The issue of leveraged and inverse ETNs is not coming up for the first time, she said, pointing to a prior alert jointly released in 2009 by the Securities and Exchange Commission and Finra but pertaining to exchange-traded funds and not ETNs.

Recent events

"What's interesting is that they're highlighting what they put out before. It was in the context of ETFs, but it applies equally to ETNs. It's clearly still an issue for Finra ... the fact that the compounding can have some unanticipated results if held over a long period of time. That's something they want investors to pay attention to," she said.

The alert warns investors that the performance of a leveraged or inverse ETN may differ substantially from the return of the underlying benchmark following the same parameters.

"Given the daily resetting of its leverage factor, an ETN that is set up to deliver twice the performance of a benchmark on a daily basis will not necessarily deliver twice the performance of that benchmark over longer periods such as weeks, months or years," the alert said.

Headlines

The first two words in the alert offer context as Finra mentions "recent events" that have "placed a spotlight" on the market for ETN products.

A lawyer said that the unnamed "recent events" are not hard to identify and pointed to two of them.

The first, he said, involves Credit Suisse AG, Nassau Branch's VelocityShares Daily 2x VIX Short-Term ETNs listed under the NYSE Arca ticker symbol "TVIX." In February, the issuer suspended the creation of new ETNs, which caused the price to trade at a premium to the indicative value. But a month later, the issuer began to create new ETNs again, which soon precipitated losses.

A similar situation happened with Barclays Bank plc's iPath Dow Jones - UBS Natural Gas Subindex Total Return ETNs listed under the NYSE Arca ticker symbol "GAZ."

Barclays suspended the ETNs temporarily in August 2009, causing an imbalance of supply and demand in the secondary market and leading to a "persistent" premium in the trading price of the ETN on the exchange in relation to its intraday indicative value, as Barclays acknowledged in a press release in May.

"I think because of what happened with TVIX and also GAZ, several people say that the SEC is looking at ETNs. That may have caused Finra to look at it too," the lawyer said.

Price deviations

Myers Lima said that Finra's alert focuses in particular on the possible gaps between indicative value on the one hand, or the price computed by the issuer based on the benchmark's performance, and the market price on the other hand, which reflects the trading price on the secondary market.

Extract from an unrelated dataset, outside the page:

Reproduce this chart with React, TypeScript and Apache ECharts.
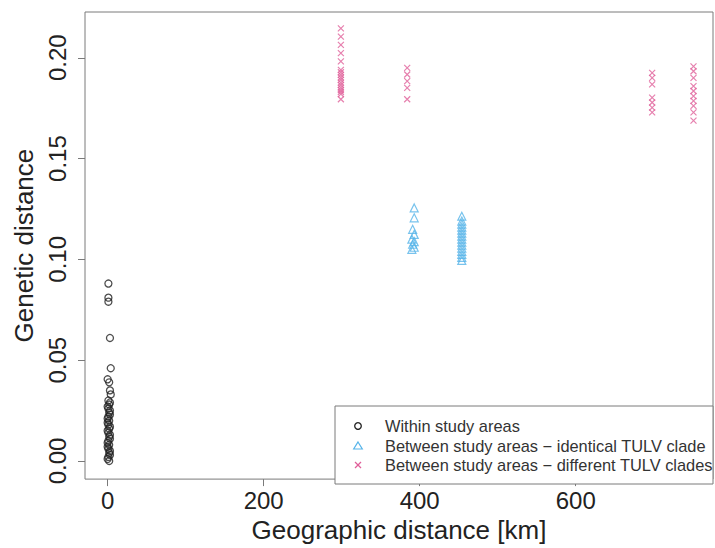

"That is what's driving the alert. They want investors to be aware that the market price can trade at a discount or premium to the indicative value. The market price is not just a function of the performance, it's also a function of supply and demand for shares and other external factors," she said.

"You should kind of wonder why would anybody buy it if the price is much higher. If there is a price discrepancy between the market price and the indicative value, people should pay attention to it and understand what drives the gap. That's what this alert is about mainly. It's their main focus.

"But otherwise, all they're doing is making sure people understand what they're purchasing by mentioning things that are already disclosed in the pricing supplement documents. Credit risk, market risk, liquidity risk, all of that is already out there.

"It's a reminder for investors to do their homework. The issuers make those announcements. The information is public. They put investors on notice. I don't think they're saying anything new besides that."

The lawyer agreed, saying that the document offered a "good description of ETNs" but "it's a little bit old news," referring to the 2009 preceding alert.

He said that the alert should be placed in the context of a rapidly growing market.

"It makes sense because when ETNs started in 2006 with the original iPath, they were very straightforward. Over the years though, they picked up inverse; they picked up leverage, they picked up some of the characteristics of the ETFs.

"We now have a lot of complicated products, inverse ETNs, leveraged ETNs. Finra points out that those are more useful for traders than for mom and pop.

"But the problem is that when something is listed on an exchange, it becomes much easier for retail to have access to it," he said.